13 FOR HALLOWEEN #13: Halloween


The problem with writing about a film as influential, much-imitated and downright iconic as ‘Halloween’ is trying to find something to say about it that hasn’t already been said. I could probably jot down a quick bullet-point checklist along the lines of:

  • The subjective, prowling POV of the opening scene
  • Dean Cundey’s cinematography
  • Carpenter’s own score (minimalism at its eeriest)
  • Pre-David Lynch Lynchian small town vibe
  • Now you see Michael, now you don’t (repeat to increasingly nerve-shredding effect throughout the film then roll out as a horribly inevitable coda)
  • Authentically buttock-clenching scare scenes
  • The old ‘supposedly dead person out of focus in the background suddenly sits up’ routine done better than anywhere else in the history of scary movies
  • The final girl sequence par excellence



… and it’d suffice. It’d certainly tick half a dozen or so of the boxes that make ‘Halloween’ a classic. But it wouldn’t touch on any of the things that make the film work on a primal level. Such as how much of it takes place in darkness, from Dr Sam Loomis (Donald Pleasance) being driven through the grounds of an asylum in a nocturnal deluge, the wash of headlights illuminating the shambolic figures of inmates roaming around on the loose, to Laurie (Jamie Lee Curtis) fleeing the house she’s babysitting at into a street so deserted and devoid of sanctuary that it seems like she’s in a ghost town. Both of these scenes are shot through with the fractured and panicky immediacy of a nightmare.

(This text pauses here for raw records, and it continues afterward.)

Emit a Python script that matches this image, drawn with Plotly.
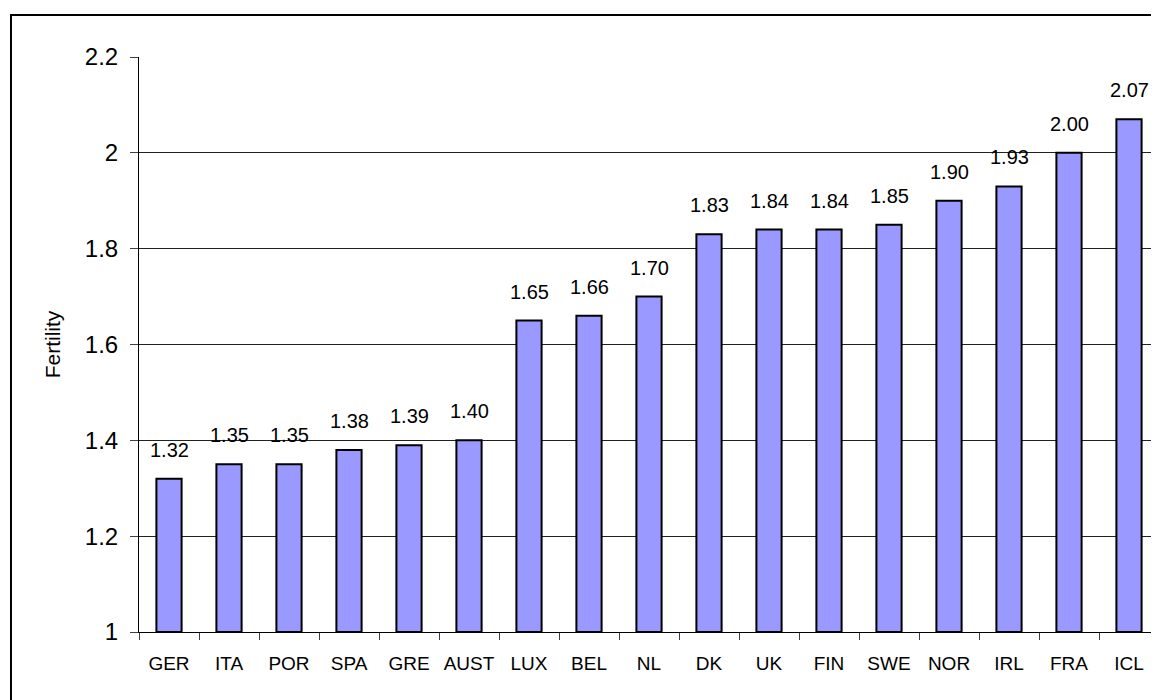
import plotly.graph_objects as go

countries = ["GER", "ITA", "POR", "SPA", "GRE", "AUST", "LUX", "BEL", "NL",
             "DK", "UK", "FIN", "SWE", "NOR", "IRL", "FRA", "ICL"]
fertility = [1.32, 1.35, 1.35, 1.38, 1.39, 1.40, 1.65, 1.66, 1.70,
             1.83, 1.84, 1.84, 1.85, 1.90, 1.93, 2.00, 2.07]
y_ticks = [1, 1.2, 1.4, 1.6, 1.8, 2, 2.2]

font = "Arial, 'Liberation Sans', sans-serif"

fig = go.Figure()
# bars start at 1, so heights are relative to that base
fig.add_trace(go.Bar(
    x=countries, y=[v - 1 for v in fertility], base=1, width=0.42,
    marker=dict(color='#9999ff', line=dict(color='black', width=2)),
    showlegend=False,
))

for c, v in zip(countries, fertility):
    fig.add_annotation(x=c, y=v, text=f"{v:.2f}", showarrow=False,
                       yanchor='bottom', yshift=16,
                       font=dict(family=font, size=20, color='black'))

# outer chart border
fig.add_shape(type='rect', xref='paper', yref='paper',
              x0=-0.1255, x1=1.05, y0=-0.2, y1=1.073,
              line=dict(color='black', width=2), layer='below')

fig.update_xaxes(
    tickson='boundaries', ticks='outside', ticklen=7, tickcolor='#404040',
    showline=True, linecolor='black', linewidth=1,
    tickfont=dict(family=font, size=19, color='black'), tickangle=0,
    ticklabelstandoff=14, range=[-0.5, 16.5],
)
fig.update_yaxes(
    range=[1, 2.2], tickvals=y_ticks, ticktext=[str(t) for t in y_ticks],
    ticks='outside', ticklen=8, tickcolor='#404040',
    showline=True, linecolor='black', linewidth=1,
    showgrid=True, gridcolor='#202020', gridwidth=1,
    tickfont=dict(family=font, size=24, color='black'),
    ticklabelstandoff=7,
    title=dict(text='Fertility', font=dict(family=font, size=21, color='black'),
               standoff=18),
)
# page body has an 8px margin, so the figure is a bit smaller than the window
fig.update_layout(
    width=1151, height=692,
    margin=dict(l=131, r=0, t=49, b=68),
    plot_bgcolor='white', paper_bgcolor='white',
)
fig.write_html("out.html")
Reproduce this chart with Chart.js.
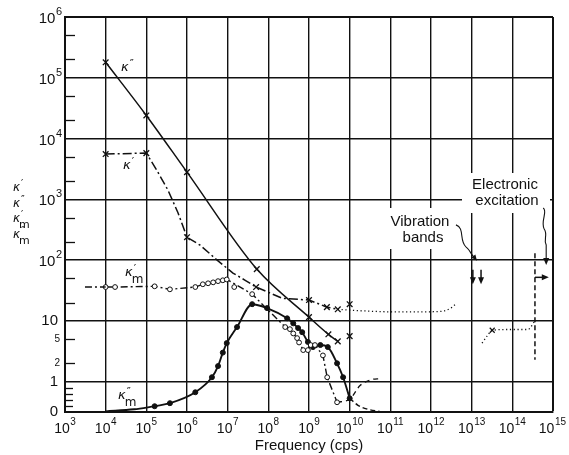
<!DOCTYPE html>
<html><head><meta charset="utf-8">
<script src="https://cdn.jsdelivr.net/npm/chart.js@4.4.1/dist/chart.umd.min.js"></script>
<style>html,body{margin:0;padding:0;background:#fff;}#wrap{width:569px;height:455px;}</style>
</head><body><div id="wrap"><canvas id="c" width="569" height="455"></canvas></div>
<script>
// ---------------- data ----------------
const freqTicks = [1e3,1e4,1e5,1e6,1e7,1e8,1e9,1e10,1e11,1e12,1e13,1e14,1e15];
const freqTickLabels = ['10^3','10^4','10^5','10^6','10^7','10^8','10^9','10^10','10^11','10^12','10^13','10^14','10^15'];
const kappaTicks = [0,1,2,5,10,100,1e3,1e4,1e5,1e6];
const kappaTickLabels = ['0','1','2','5','10','10^2','10^3','10^4','10^5','10^6'];
const kappaMinorTicks = [0.2,0.4,0.6,0.8,2,5,20,50,200,500,2e3,5e3,2e4,5e4,2e5,5e5];

// κ'' (solid, x markers)
const kappa2Freq = [1e4,1e5,1e6,5.2e7,1e9,3.0e9,5.1e9];
const kappa2Val  = [1.8e5,2.4e4,2.8e3,71,11.5,6.0,4.6];

// κ' (dash-dot curve) and its measured points
const kappa1CurveFreq = [1e4,1e5,1.8e5,3.4e5,6e5,1e6,2.1e6,5.5e6,1.35e7,2.7e7,5e7,2.2e8,1e9,2.75e9,5.1e9];
const kappa1CurveVal  = [5560,5760,3020,1420,600,238,176,100,61,46.5,36,23.5,22,16.8,15.5];
const kappa1MarkFreq  = [1e4,1e5,1e6,5e7,1e9,2.75e9,5.1e9];
const kappa1MarkVal   = [5560,5760,238,36,22,16.8,15.5];
// κ' dotted continuations
const kappa1IrFreq = [5.1e9,1e10,1.7e11,1.5e12,3.0e12,4.1e12];
const kappa1IrVal  = [15.5,15,14,14.2,16,19];
const kappa1OptFreq = [1.8e13,2.4e13,3.2e13,8.7e13,2.4e14,3.6e14];
const kappa1OptVal  = [4.3,5.6,7.0,7.2,7.2,10];
const kappa1OptMarkFreq = [3.2e13];
const kappa1OptMarkVal  = [7.0];
// unconnected x marks at 10^10
const strayMarkFreq = [1e10,1e10];
const strayMarkVal  = [18.8,5.6];

// κ'm (dash-dot, open circles)
const kappa1mLeadFreq = [3.1e3,1e4];
const kappa1mLeadVal  = [36,36];
const kappa1mFreq = [1e4,1.7e4,1.6e5,3.8e5,1.6e6,2.45e6,3.3e6,4.4e6,5.8e6,7.6e6,9.5e6,4.0e7,2.6e8,3.4e8,4.1e8,5.1e8,5.7e8,7.2e8,9.4e8,1.1e9,1.4e9,2.2e9,2.8e9,4.9e9];
const kappa1mVal  = [36,36,37,33,36,40,41.5,43,45,46.5,48,27.5,7.9,7.3,6.2,5.2,4.4,3.3,3.3,4.0,4.0,2.7,1.18,0.32];
const kappa1mOddFreq = [1.45e7];
const kappa1mOddVal  = [36];
const kappa1mTailFreq = [4.9e9,1e10,1.8e10,3.5e10,5.6e10];
const kappa1mTailVal  = [0.32,0.42,0.87,1.08,1.12];

// κ''m (solid, filled circles)
const kappa2mLeadFreq = [1e4,5e4,1.6e5];
const kappa2mLeadVal  = [0.02,0.09,0.19];
const kappa2mFreq = [1.6e5,3.8e5,1.6e6,4.1e6,5.8e6,7.6e6,9.5e6,1.7e7,4.0e7,9.3e7,2.9e8,4.1e8,5.4e8,6.8e8,9.4e8,1.25e9,1.9e9,2.9e9,4.9e9,6.9e9,1e10];
const kappa2mVal  = [0.19,0.29,0.65,1.18,1.8,3.0,4.3,7.9,18.8,16.2,11.0,9.1,7.6,6.5,4.5,3.7,4.0,3.7,2.0,1.18,0.45];
const kappa2mTailFreq = [1e10,1.6e10,2.8e10,5.5e10];
const kappa2mTailVal  = [0.45,0.22,0.09,0.02];

// annotation marks (frequency, κ)
const vibArrowFreq = [1.07e13,1.7e13];
const vibArrowTop = 69, vibArrowBottom = 40;
const elecArrowFreq = 6.8e14, elecArrowTip = 83;
const elecLineFreq = 3.6e14, elecLineTop = 130, elecLineBottom = 2.3;
const elecRightArrowVal = 52, elecRightArrowEnd = 7.9e14;

// ---------------- helpers ----------------
function tf(v){ return v >= 1 ? Math.log10(v) : (v - 1) * 0.5; }
function pts(fa, va){ return fa.map((f,i)=>({x:f, y:tf(va[i])})); }
const FONT = '"Liberation Sans","DejaVu Sans",sans-serif';
const INK = '#111';

function line(data, dash, width, extra){
  return Object.assign({data, showLine:true, borderColor:INK, borderWidth:width, borderDash:dash,
    pointRadius:0, fill:false, tension:0}, extra||{});
}

const datasets = [
  line(pts(kappa2Freq,kappa2Val), [], 1.5, {cubicInterpolationMode:'monotone', pointRadius:4, pointStyle:'crossRot', pointBorderWidth:1.3, pointBorderColor:INK}),
  line(pts(kappa1CurveFreq,kappa1CurveVal), [9,3,2,3], 1.5),
  line(pts(kappa1MarkFreq,kappa1MarkVal), [], 0, {showLine:false, pointRadius:4, pointStyle:'crossRot', pointBorderWidth:1.3, pointBorderColor:INK}),
  line(pts(kappa1IrFreq,kappa1IrVal), [1.2,2.6], 1.3, {cubicInterpolationMode:'monotone'}),
  line(pts(kappa1OptFreq,kappa1OptVal), [1.2,2.6], 1.3, {cubicInterpolationMode:'monotone'}),
  line(pts(kappa1OptMarkFreq,kappa1OptMarkVal), [], 0, {showLine:false, pointRadius:3.5, pointStyle:'crossRot', pointBorderWidth:1.2, pointBorderColor:INK}),
  line(pts(strayMarkFreq,strayMarkVal), [], 0, {showLine:false, pointRadius:4, pointStyle:'crossRot', pointBorderWidth:1.3, pointBorderColor:INK}),
  line(pts(kappa1mLeadFreq,kappa1mLeadVal), [7,3,2,3], 1.4),
  line(pts(kappa1mFreq,kappa1mVal), [7,3,2,3], 1.4, {pointRadius:2.4, pointStyle:'circle', pointBackgroundColor:'#fff', pointBorderColor:INK, pointBorderWidth:1}),
  line(pts(kappa1mOddFreq,kappa1mOddVal), [], 0, {showLine:false, pointRadius:2.4, pointBackgroundColor:'#fff', pointBorderColor:INK, pointBorderWidth:1}),
  line(pts(kappa1mTailFreq,kappa1mTailVal), [5,4], 1.3, {cubicInterpolationMode:'monotone'}),
  line(pts(kappa2mLeadFreq,kappa2mLeadVal), [], 1.8, {cubicInterpolationMode:'monotone'}),
  line(pts(kappa2mFreq,kappa2mVal), [], 1.9, {cubicInterpolationMode:'monotone', pointRadius:2.5, pointBackgroundColor:INK, pointBorderColor:INK, pointBorderWidth:1}),
  line(pts(kappa2mTailFreq,kappa2mTailVal), [5,3], 1.5, {cubicInterpolationMode:'monotone'}),
];

function arrowHead(ctx, x, y, ang, len, w){
  len = len || 7; w = w || 3;
  const c = Math.cos(ang), s = Math.sin(ang);
  ctx.beginPath();
  ctx.moveTo(x, y);
  ctx.lineTo(x - len*c + w*s, y - len*s - w*c);
  ctx.lineTo(x - len*c - w*s, y - len*s + w*c);
  ctx.closePath(); ctx.fill();
}
function kappaLabel(ctx, x, y, primes, sub, size){
  ctx.textAlign = 'left'; ctx.textBaseline = 'middle';
  ctx.font = `italic ${size}px "DejaVu Sans",sans-serif`;
  ctx.fillText('κ', x, y);
  const w = ctx.measureText('κ').width;
  ctx.font = `${Math.round(size*0.85)}px "DejaVu Sans",sans-serif`;
  ctx.fillText(primes, x + w + 1, y - size*0.3);
  if (sub){
    ctx.font = `${Math.round(size*0.9)}px "DejaVu Sans",sans-serif`;
    ctx.fillText('m', x + w - 1, y + size*0.55);
  }
}
// draws "10^n" as base + raised exponent; anchor: 'center' (whole label centred at x) or 'right'
function powerLabel(ctx, label, x, y, anchor, baseSize){
  const parts = label.split('^');
  const base = parts[0], exp = parts[1] || '';
  const expSize = Math.round(baseSize*0.7);
  ctx.textBaseline = 'middle'; ctx.textAlign = 'left';
  ctx.font = `${baseSize}px ${FONT}`;
  const bw = ctx.measureText(base).width;
  ctx.font = `${expSize}px ${FONT}`;
  const ew = exp ? ctx.measureText(exp).width + 0.5 : 0;
  let x0 = anchor === 'center' ? x - (bw + ew)/2 : x - bw - ew;
  if (x0 + bw + ew > 566) x0 = 566 - bw - ew;
  ctx.font = `${baseSize}px ${FONT}`;
  ctx.fillText(base, x0, y + (exp ? 2 : 0));
  if (exp){
    ctx.font = `${expSize}px ${FONT}`;
    ctx.fillText(exp, x0 + bw + 0.5, y - 5);
  }
}

const annot = {
  id:'annot',
  beforeDatasetsDraw(chart){
    const ctx = chart.ctx;
    ctx.save();
    ctx.fillStyle = '#fff';
    ctx.fillRect(384, 208, 72, 41);
    ctx.fillRect(462, 173, 88, 40);
    ctx.fillStyle = INK;
    ctx.font = `15px ${FONT}`;
    ctx.textAlign = 'center'; ctx.textBaseline = 'middle';
    ctx.fillText('Vibration', 420, 222);
    ctx.fillText('bands', 423, 238);
    ctx.fillText('Electronic', 505, 185);
    ctx.fillText('excitation', 507, 201);
    ctx.restore();
  },
  afterDatasetsDraw(chart){
    const ctx = chart.ctx, xs = chart.scales.x, ys = chart.scales.y, ca = chart.chartArea;
    const X = f => xs.getPixelForValue(f), Y = v => ys.getPixelForValue(tf(v));
    ctx.save();
    ctx.strokeStyle = INK; ctx.fillStyle = INK;
    // tick labels
    freqTicks.forEach((f,i) => powerLabel(ctx, freqTickLabels[i], X(f), ca.bottom + 15, 'center', 14));
    kappaTicks.forEach((v,i) => {
      const small = (v === 2 || v === 5);
      powerLabel(ctx, kappaTickLabels[i], small ? 60 : (kappaTickLabels[i].indexOf('^') >= 0 ? 62 : 58), Y(v), 'right', small ? 10 : 15);
    });
    // minor ticks on the left axis
    ctx.lineWidth = 1.3;
    kappaMinorTicks.forEach(v => {
      const y = Math.round(Y(v)) + 0.5;
      const len = v < 1 ? 8 : 10;
      ctx.beginPath(); ctx.moveTo(ca.left, y); ctx.lineTo(ca.left + len, y); ctx.stroke();
    });
    // vibration arrows
    ctx.lineWidth = 1.5;
    vibArrowFreq.forEach(f => {
      const x = X(f), y0 = Y(vibArrowTop), y1 = Y(vibArrowBottom);
      ctx.beginPath(); ctx.moveTo(x, y0); ctx.lineTo(x, y1 - 5); ctx.stroke();
      arrowHead(ctx, x, y1, Math.PI/2, 7, 3);
    });
    // vibration leader
    {
      const tx = (X(vibArrowFreq[0]) + X(vibArrowFreq[1]))/2, ty = Y(vibArrowTop) - 9;
      ctx.lineWidth = 1.1;
      ctx.beginPath();
      ctx.moveTo(tx - 21, ty - 36);
      ctx.bezierCurveTo(tx - 12, ty - 33, tx - 18, ty - 20, tx - 11, ty - 14);
      ctx.bezierCurveTo(tx - 6, ty - 10, tx - 6, ty - 6, tx - 3, ty - 4);
      ctx.stroke();
      arrowHead(ctx, tx, ty, Math.atan2(4, 3), 6, 2.5);
    }
    // electronic arrow + leader
    {
      const x = X(elecArrowFreq), y = Y(elecArrowTip);
      ctx.lineWidth = 1.1;
      ctx.beginPath();
      ctx.moveTo(x - 3, y - 57);
      ctx.bezierCurveTo(x + 2, y - 54, x - 6, y - 44, x - 2, y - 36);
      ctx.bezierCurveTo(x + 2, y - 30, x - 3, y - 26, x, y - 20);
      ctx.lineTo(x, y - 5);
      ctx.stroke();
      arrowHead(ctx, x, y, Math.PI/2, 7, 3);
    }
    // dashed vertical line (electronic edge)
    {
      const x = X(elecLineFreq);
      ctx.lineWidth = 1.5; ctx.setLineDash([5,3]);
      ctx.beginPath(); ctx.moveTo(x, Y(elecLineTop)); ctx.lineTo(x, Y(elecLineBottom)); ctx.stroke();
      ctx.setLineDash([]);
      const y = Y(elecRightArrowVal), x1 = X(elecRightArrowEnd);
      ctx.beginPath(); ctx.moveTo(x, y); ctx.lineTo(x1 - 5, y); ctx.stroke();
      arrowHead(ctx, x1, y, 0, 7, 3);
    }
    // curve labels
    kappaLabel(ctx, 121, 68, '″', false, 13);
    kappaLabel(ctx, 123, 166, '′', false, 13);
    kappaLabel(ctx, 125, 273, '′', true, 13);
    kappaLabel(ctx, 118, 396, '″', true, 13);
    // y-axis title stack
    kappaLabel(ctx, 13, 188, '′', false, 12);
    kappaLabel(ctx, 13, 204, '″', false, 12);
    kappaLabel(ctx, 13, 219, '′', true, 12);
    kappaLabel(ctx, 13, 235, '″', true, 12);
    ctx.restore();
  }
};

const isMinorLabel = v => Math.abs(v - tf(2)) < 1e-9 || Math.abs(v - tf(5)) < 1e-9;

new Chart(document.getElementById('c'), {
  type:'scatter',
  data:{datasets},
  options:{
    responsive:false, animation:false, devicePixelRatio:1,
    layout:{padding:{top:17,right:16,left:0,bottom:0}},
    plugins:{legend:{display:false}, tooltip:{enabled:false}},
    scales:{
      x:{
        type:'logarithmic', min:1e3, max:1e15,
        afterBuildTicks: s => { s.ticks = freqTicks.map(v => ({value:v, major:true})); },
        afterFit: s => { s.height = 43; },
        ticks:{display:false},
        grid:{color:'#111', lineWidth: c => (c.index === freqTicks.length - 1 ? 2 : 1.4), drawTicks:false},
        border:{color:INK, width:2},
        title:{display:true, text:'Frequency (cps)', color:INK, font:{family:FONT, size:15}, padding:{top:0,bottom:0}}
      },
      y:{
        type:'linear', min:tf(0), max:tf(1e6),
        afterBuildTicks: s => { s.ticks = kappaTicks.map(v => ({value:tf(v)})); },
        afterFit: s => { s.width = 65; },
        ticks:{display:false},
        grid:{drawTicks:false,
          color: c => (c.tick && isMinorLabel(c.tick.value)) ? 'rgba(0,0,0,0)' : '#111',
          lineWidth: c => (c.index === kappaTicks.length - 1 ? 2 : 1.4)},
        border:{color:INK, width:2}
      }
    }
  },
  plugins:[annot]
});
</script></body></html>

Or the juxtaposition of the wide pavements and long avenues of Haddonfield with the tight interiors, characters continually trapped with the framework of doorways, windows, stairwells, corridors and – in one of the film’s most justifiably famous moments – a closet. And in both of these milieus, the implacable and seemingly unmotivated Michael Myers. A presence, a threat, a great hulking white-masking thing. Other horror movie antagonists benefit (or suffer, this latter usually exacerbated by sequilitis) from a personality, or at least some defining characteristic – from the overt theatrics and cheesy one-liners of Freddy Krueger to the grungy backwoods psychosis of Leatherface. Michael Myers – in this film at least; the sequels make the mistake of plumbing his backstory further than the simple act of childhood evil that kicks off Carpenter’s original – is basically a faceless, emotionless, unstoppable killing machine. Who thinks nothing of digging up his mother’s gravestone for use in a macabre little tableau.



And for this reason, Michael Myers is one of the great horror icons. He disturbs even when he’s doing nothing. Dude steps out silently behind a hedge to watch the retreating form of Laurie. Goosebumps. Dude stands motionless outside a window watching a girl disrobe. Hairs on the back of the neck moment. Dude drives past a school, driving real slow, keeping pace with a young boy walking home on his own. Squirmy sense of agitation. And when he does start getting his homicidal funk on, the absolute detachment he acts with is genuinely unsettling. Having knifed someone so viciously he leaves their body pinioned against a door, he stands there turning his head from side to side as if trying to figure out the meaning of a particularly obscure art gallery installation.

Best of all, though, is John Carpenter’s intuitive sense of pacing, his canny handling of the material. He knows to strip away everything from the narrative that’s extraneous. To keep things utterly simple. To set up a handful of characters, let them plan out their Halloween celebrations (whether they’re earning a little extra money babysitting or taking the opportunity to cop off with their dates) and then send Michael Myers on his unhurried but bloodily purposeful way right into the centre of their lives.